Problem
How might we decrease misinformation and increase vaccination rates among communities in the DRC?
Findings
Nurses themselves were subject to misinformation. Elected officials were spreading misinformation and modelling vaccine skepticism.
Method
We conducted an extensive stakeholder mapping to understand the national and local health system. We ran interviews and observational studies with nurses and community members.
Solution
The community was looking to officials to model vaccine safety. Instead of targeting the community directly, we needed to convince nurses to be vaccinated. The nurses will then be able to be models for vaccine safety to the community.
At a glance
COVID-19 Vaccine Training, Design Research
Democratic Republic of Congo
As part of the vaccine rollout in the Democratic Republic of Congo, our partner wanted to test our remote training product as a solution to train nurses on the vaccines that would soon become widely available in the country. While the training would predominantly focus on storage and administration, our partner and the Ministry of Health recognized vaccine misinformation was a major barrier to getting the population vaccinated. We conducted user research to understand that and other barriers, and to learn from nurses and community health workers what they believed the path to vaccination was.
From this study, we smashed assumptions and discovered an path to fighting misinformation and equipping health workers with what they needed to be successful.
All photos : Jeanne, UNICEF
Project components
Study Design, Researcher Training & Support
All the user research was done remotely since COVID-19 measures were still in place. As the design lead, my role was to train and support the researcher remotely. I created guides for our in-country team, including interview guides, and trained our team how to use them.
Remote Content Development Workshop Design
The Human Centered Design research was used to develop content for a remote training. The workshop for this content development, which was hosted with the Ministry of Health, was developed to be run by our country teams. The workshop design was also templated as an improvement to the content development process for remote training.
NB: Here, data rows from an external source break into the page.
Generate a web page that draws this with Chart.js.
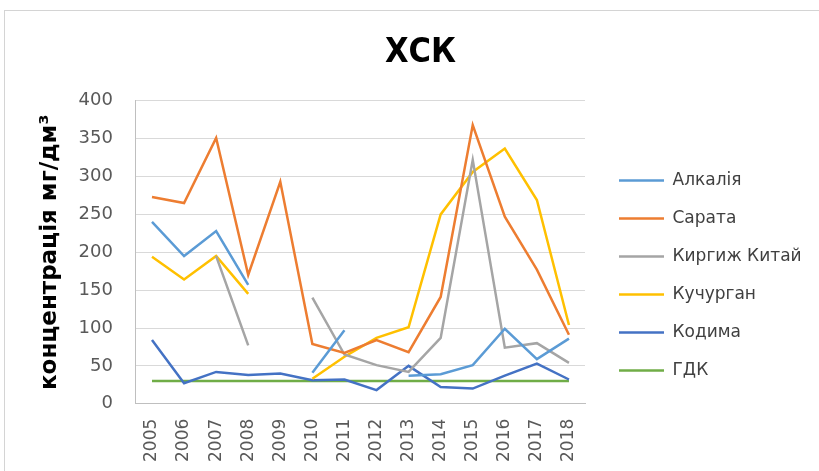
<!DOCTYPE html>
<html>
<head>
<meta charset="utf-8">
<script src="https://cdn.jsdelivr.net/npm/chart.js@4"></script>
<style>
  html, body { margin: 0; padding: 0; background: #fff; }
  .frame { position: absolute; left: 4px; top: 10px; width: 830px; height: 480px; border: 1px solid #d4d4d4; }
  .wrap { position: absolute; left: 0; top: 0; width: 819px; height: 471px; }
</style>
</head>
<body>
<div class="frame"></div>
<div class="wrap"><canvas id="myChart"></canvas></div>
<script>
// categories
const years = ["2005", "2006", "2007", "2008", "2009", "2010", "2011", "2012", "2013", "2014", "2015", "2016", "2017", "2018"];

// series (null = no measurement)
const alkaliya = [240, 195, 228, 157, null, 41, 97, null, 37, 39, 51, 99, 59, 86];
const sarata = [273, 265, 351, 170, 293, 79, 67, 84, 68, 141, 368, 247, 177, 91];
const kyrgyzh = [null, null, 195, 77, null, 140, 65, 51, 42, 87, 322, 74, 80, 54];
const kuchurgan = [194, 164, 195, 145, null, 33, 62, 87, 101, 250, 306, 337, 269, 104];
const kodyma = [84, 27, 42, 38, 40, 31, 32, 18, 50, 22, 20, 37, 53, 32];
const gdk = [30, 30, 30, 30, 30, 30, 30, 30, 30, 30, 30, 30, 30, 30];

const yTicks = [0, 50, 100, 150, 200, 250, 300, 350, 400];

function line(label, values, color) {
  return {
    label: label,
    data: values,
    borderColor: color,
    backgroundColor: color,
    borderWidth: 2.5,
    pointRadius: 0,
    tension: 0,
    spanGaps: false,
  };
}

const data = {
  labels: years,
  datasets: [
    line("Алкалія", alkaliya, "#5B9BD5"),
    line("Сарата", sarata, "#ED7D31"),
    line("Киргиж Китай", kyrgyzh, "#A5A5A5"),
    line("Кучурган", kuchurgan, "#FFC000"),
    line("Кодима", kodyma, "#4472C4"),
    line("ГДК", gdk, "#70AD47"),
  ],
};

const xPad = 15;
const yPad = 23;

// legend: fixed width, and items pushed a little away from the plot
const legendTweak = {
  id: "legendTweak",
  beforeLayout(chart) {
    const lg = chart.legend;
    if (lg && !lg._wrapped) {
      const fit = lg.fit;
      lg.fit = function () {
        fit.call(this);
        this.width = 224;
      };
      lg._wrapped = true;
    }
  },
  afterLayout(chart) {
    const lg = chart.legend;
    if (!lg) return;
    lg.left += 13;
    lg.right += 13;
    lg.top += 30;
    lg.bottom += 30;
  },
};

const config = {
  type: "line",
  data,
  plugins: [legendTweak],
  options: {
    responsive: true,
    maintainAspectRatio: false,
    animation: false,
    layout: { padding: { left: 32, right: 10, top: 29, bottom: 9 } },
    plugins: {
      title: {
        display: true,
        text: "ХСК",
        color: "#000",
        font: { family: "'Liberation Sans Narrow', 'DejaVu Sans Condensed', Arial, sans-serif", size: 34, weight: "bold" },
        padding: { top: 4, bottom: 27 },
      },
      legend: {
        position: "right",
        labels: {
          usePointStyle: true,
          pointStyle: "line",
          pointStyleWidth: 45,
          color: "#404040",
          font: { family: "'DejaVu Sans', sans-serif", size: 17 },
          padding: 21,
        },
      },
      tooltip: { enabled: false },
    },
    scales: {
      x: {
        offset: true,
        afterFit: (axis) => {
          axis.height -= xPad;
        },
        grid: { display: false, drawTicks: false },
        border: { color: "#bfbfbf" },
        ticks: {
          color: "#595959",
          font: { family: "'DejaVu Sans', sans-serif", size: 17 },
          minRotation: 90,
          maxRotation: 90,
          padding: xPad,
          autoSkip: false,
        },
      },
      y: {
        min: 0,
        max: 400,
        afterBuildTicks: (axis) => {
          axis.ticks = yTicks.map((v) => ({ value: v }));
        },
        afterFit: (axis) => {
          axis.width -= yPad;
        },
        grid: { color: "#d9d9d9", drawTicks: false },
        border: { color: "#bfbfbf" },
        ticks: { color: "#595959", font: { family: "'DejaVu Sans', sans-serif", size: 18 }, padding: yPad },
        title: {
          display: true,
          text: "концентрація мг/дм³",
          color: "#000",
          font: { family: "'DejaVu Sans', sans-serif", size: 23, weight: "bold" },
          padding: { top: 4, bottom: 15 },
        },
      },
    },
  },
};

const myChart = new Chart(document.getElementById("myChart"), config);
</script>
</body>
</html>
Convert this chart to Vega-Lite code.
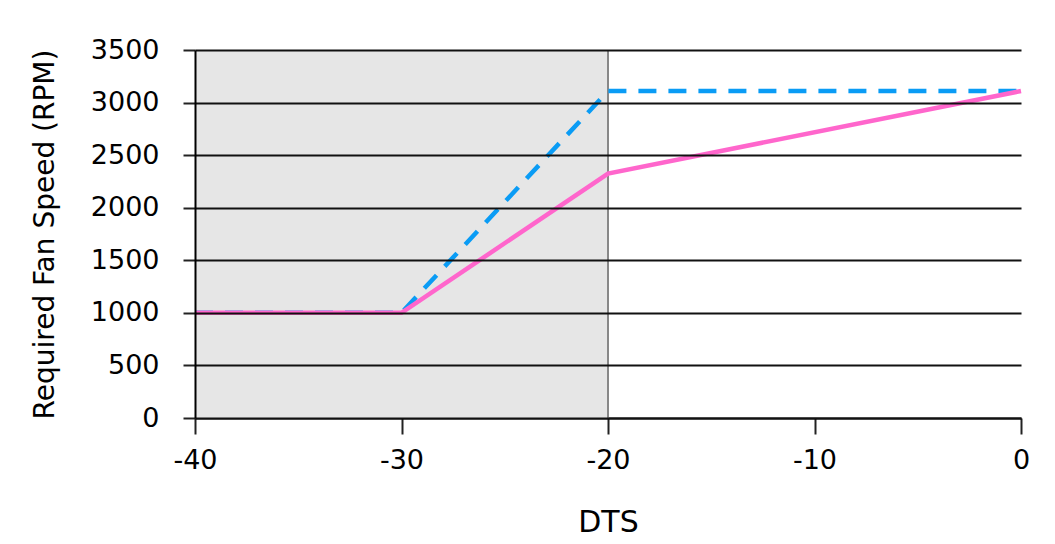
{
  "$schema": "https://vega.github.io/schema/vega-lite/v6.json",
  "width": 826,
  "height": 368,
  "autosize": "none",
  "padding": {"left": 195, "top": 50, "right": 34, "bottom": 126},
  "background": "white",
  "config": {
    "view": {"stroke": null},
    "font": "DejaVu Sans",
    "axis": {"labelFont": "DejaVu Sans", "titleFont": "DejaVu Sans", "labelColor": "black", "titleColor": "black", "titleFontWeight": "normal"}
  },
  "datasets": {
    "lines": [
      {"dts": -40, "rpm": 1000, "series": "pink"},
      {"dts": -30, "rpm": 1000, "series": "pink"},
      {"dts": -20, "rpm": 2325, "series": "pink"},
      {"dts": 0, "rpm": 3110, "series": "pink"},
      {"dts": -40, "rpm": 1000, "series": "blue"},
      {"dts": -30, "rpm": 1000, "series": "blue"},
      {"dts": -20, "rpm": 3110, "series": "blue"},
      {"dts": 0, "rpm": 3110, "series": "blue"}
    ],
    "region": [{"x1": -40, "x2": -20, "y1": 0, "y2": 3500}]
  },
  "layer": [
    {
      "data": {"name": "region"},
      "mark": {"type": "rect", "fill": "#e6e6e6", "stroke": null},
      "encoding": {
        "x": {"field": "x1", "type": "quantitative", "scale": {"domain": [-40, 0], "nice": false}, "axis": {
          "values": [-40, -30, -20, -10, 0], "grid": false, "domainColor": "black", "domainWidth": 2, "tickColor": "#222", "tickWidth": 2, "tickSize": 16,
          "labelExpr": "'' + datum.value",
          "labelFontSize": 27, "labelPadding": 13, "title": "DTS", "titleFontSize": 30, "titlePadding": 34, "labelFlush": false, "labelOverlap": false
        }},
        "x2": {"field": "x2"},
        "y": {"field": "y1", "type": "quantitative", "scale": {"domain": [0, 3500], "nice": false}, "axis": {
          "values": [0, 500, 1000, 1500, 2000, 2500, 3000, 3500], "grid": true, "gridColor": "#111", "gridWidth": 2, "zindex": 1,
          "labelExpr": "'' + datum.value",
          "domainColor": "black", "domainWidth": 2, "tickColor": "#222", "tickWidth": 2, "tickSize": 12,
          "labelFontSize": 27, "labelPadding": 24, "title": "Required Fan Speed (RPM)", "titleFontSize": 28, "titlePadding": 31, "labelFlush": false, "labelOverlap": false
        }},
        "y2": {"field": "y2"}
      }
    },
    {
      "data": {"name": "region"},
      "mark": {"type": "rule", "color": "#888888", "strokeWidth": 2},
      "encoding": {
        "x": {"field": "x2", "type": "quantitative"},
        "y": {"field": "y1", "type": "quantitative"},
        "y2": {"field": "y2"}
      }
    },
    {
      "data": {"name": "lines"},
      "transform": [{"filter": "datum.series === 'blue'"}],
      "mark": {"type": "line", "color": "#0a9cf5", "strokeWidth": 4.5, "strokeDash": [18, 12]},
      "encoding": {
        "x": {"field": "dts", "type": "quantitative"},
        "y": {"field": "rpm", "type": "quantitative"}
      }
    },
    {
      "data": {"name": "lines"},
      "transform": [{"filter": "datum.series === 'pink'"}],
      "mark": {"type": "line", "color": "#ff66cc", "strokeWidth": 4.5},
      "encoding": {
        "x": {"field": "dts", "type": "quantitative"},
        "y": {"field": "rpm", "type": "quantitative"}
      }
    }
  ]
}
Reporting & Project Design
All the research findings were synthesized and turned into artifacts which were used in the content development workshop for the participants to build empathy with users. Findings from the report was used to design the project collaboration with our university partner.
An early stakeholder map evolved multiple times through the course of the project. Once we were able to speak to health workers we learned where the challenges and bottlenecks were.
For example, people would not self-report COVID cases, and so the system relied on the trust bonds between community health workers and community members to identify potential cases. This trust bond, however, was being eroded because of misinformation. Community members believed that they were being lied to by the government about COVID and if community health workers pushed back, they would be called government agents. In an effort not to disrupt their work on things like routine immunizations, infant nutrition, or malaria prevention, the community health workers were taking a step back from fighting misinformation.
The interview responses translated into learning objectives for the remote training, and a series of recommendations for how to deliver training in a way that supported health workers with the information they need as well as the strategies for how to combat misinformation without further eroding trust with the community.
We created a series of personas for use in content development. These were presented to the Ministry of Health who wrote a training curriculum based on the needs of the users.
Findings & Designs
The #1 reason people get vaccinated is if their nurse is vaccinated
The most revelatory finding from our research was that if a health worker was vaccinated, their patient was likely to be vaccinated as well. This altered our strategy altogether and we redesigned the training to focus on convincing health workers (who themselves were hesitant) to get vaccinated.
Behaviour Change communications
Based on our understanding of nurses as feeling duty bound, and understanding that they sacrificed a lot over the past couple of years, we changed our messaging to focus on leadership. We understood that nurses as well as patients are afraid, and acknowledged that this was not unusual. Leadership is not about being unafraid, but about facing fears. We walked nurses through the facts of the vaccine but ultimately convinced them they would need to take the leap.
Underlying the decision not to be vaccinated is fear, despair, and isolation. As a community, we support those who suffer the most, and help them through their darkest times. Fear, despair, and isolation are at the root of susceptibility to misinformation. Further isolation will only make people dig in deeper.
Test, test, test
We developed a series of tests to validate the designs of our remote training. We ran pilots with groups of nurses, assessed the results, and implemented based on our understanding of what was most successful.